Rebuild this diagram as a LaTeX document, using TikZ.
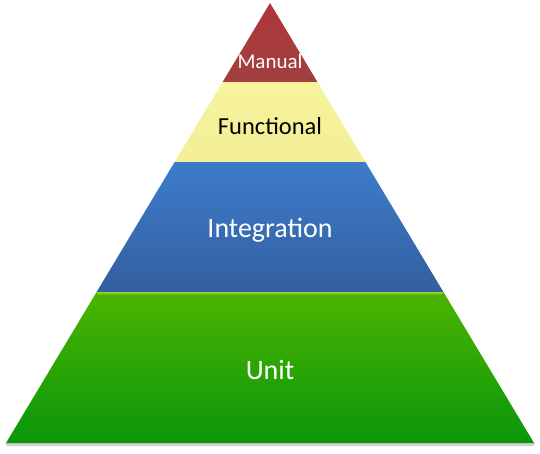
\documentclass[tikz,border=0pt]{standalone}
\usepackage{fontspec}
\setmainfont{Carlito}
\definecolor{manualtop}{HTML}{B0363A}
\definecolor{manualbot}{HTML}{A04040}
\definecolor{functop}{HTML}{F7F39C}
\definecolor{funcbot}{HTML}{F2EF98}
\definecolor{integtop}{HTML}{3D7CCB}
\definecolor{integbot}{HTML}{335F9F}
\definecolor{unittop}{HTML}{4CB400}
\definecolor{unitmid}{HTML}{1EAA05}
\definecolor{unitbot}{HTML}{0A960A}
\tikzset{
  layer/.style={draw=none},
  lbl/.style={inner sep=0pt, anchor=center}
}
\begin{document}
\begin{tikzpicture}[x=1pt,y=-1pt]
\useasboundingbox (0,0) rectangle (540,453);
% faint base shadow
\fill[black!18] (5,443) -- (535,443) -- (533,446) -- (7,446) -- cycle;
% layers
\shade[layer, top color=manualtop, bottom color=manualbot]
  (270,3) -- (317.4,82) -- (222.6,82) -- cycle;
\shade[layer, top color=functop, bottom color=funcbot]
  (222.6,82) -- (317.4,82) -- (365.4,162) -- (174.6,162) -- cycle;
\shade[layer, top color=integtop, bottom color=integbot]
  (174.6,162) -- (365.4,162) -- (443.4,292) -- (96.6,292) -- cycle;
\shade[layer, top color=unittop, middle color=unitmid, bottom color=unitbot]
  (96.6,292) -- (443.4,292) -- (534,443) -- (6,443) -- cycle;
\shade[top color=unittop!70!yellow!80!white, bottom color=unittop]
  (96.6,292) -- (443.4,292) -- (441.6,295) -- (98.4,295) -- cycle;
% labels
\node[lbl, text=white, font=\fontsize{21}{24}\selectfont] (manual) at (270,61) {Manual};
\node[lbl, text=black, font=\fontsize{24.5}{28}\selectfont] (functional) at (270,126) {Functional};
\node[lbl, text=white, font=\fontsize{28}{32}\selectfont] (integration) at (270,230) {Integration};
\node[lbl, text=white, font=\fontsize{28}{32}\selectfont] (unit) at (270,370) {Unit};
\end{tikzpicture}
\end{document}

-------

◆ **What you will do**
The pictures should not be reproduced; quote all of the other material exactly.

◆ **Task response**
Rebuild this diagram as a LaTeX document, using TikZ.
\documentclass[tikz,border=0pt]{standalone}
\usepackage{fontspec}
\setmainfont{Carlito}
\definecolor{manualtop}{HTML}{B0363A}
\definecolor{manualbot}{HTML}{A04040}
\definecolor{functop}{HTML}{F7F39C}
\definecolor{funcbot}{HTML}{F2EF98}
\definecolor{integtop}{HTML}{3D7CCB}
\definecolor{integbot}{HTML}{335F9F}
\definecolor{unittop}{HTML}{4CB400}
\definecolor{unitmid}{HTML}{1EAA05}
\definecolor{unitbot}{HTML}{0A960A}
\tikzset{
  layer/.style={draw=none},
  lbl/.style={inner sep=0pt, anchor=center}
}
\begin{document}
\begin{tikzpicture}[x=1pt,y=-1pt]
\useasboundingbox (0,0) rectangle (540,453);
% faint base shadow
\fill[black!18] (5,443) -- (535,443) -- (533,446) -- (7,446) -- cycle;
% layers
\shade[layer, top color=manualtop, bottom color=manualbot]
  (270,3) -- (317.4,82) -- (222.6,82) -- cycle;
\shade[layer, top color=functop, bottom color=funcbot]
  (222.6,82) -- (317.4,82) -- (365.4,162) -- (174.6,162) -- cycle;
\shade[layer, top color=integtop, bottom color=integbot]
  (174.6,162) -- (365.4,162) -- (443.4,292) -- (96.6,292) -- cycle;
\shade[layer, top color=unittop, middle color=unitmid, bottom color=unitbot]
  (96.6,292) -- (443.4,292) -- (534,443) -- (6,443) -- cycle;
\shade[top color=unittop!70!yellow!80!white, bottom color=unittop]
  (96.6,292) -- (443.4,292) -- (441.6,295) -- (98.4,295) -- cycle;
% labels
\node[lbl, text=white, font=\fontsize{21}{24}\selectfont] (manual) at (270,61) {Manual};
\node[lbl, text=black, font=\fontsize{24.5}{28}\selectfont] (functional) at (270,126) {Functional};
\node[lbl, text=white, font=\fontsize{28}{32}\selectfont] (integration) at (270,230) {Integration};
\node[lbl, text=white, font=\fontsize{28}{32}\selectfont] (unit) at (270,370) {Unit};
\end{tikzpicture}
\end{document}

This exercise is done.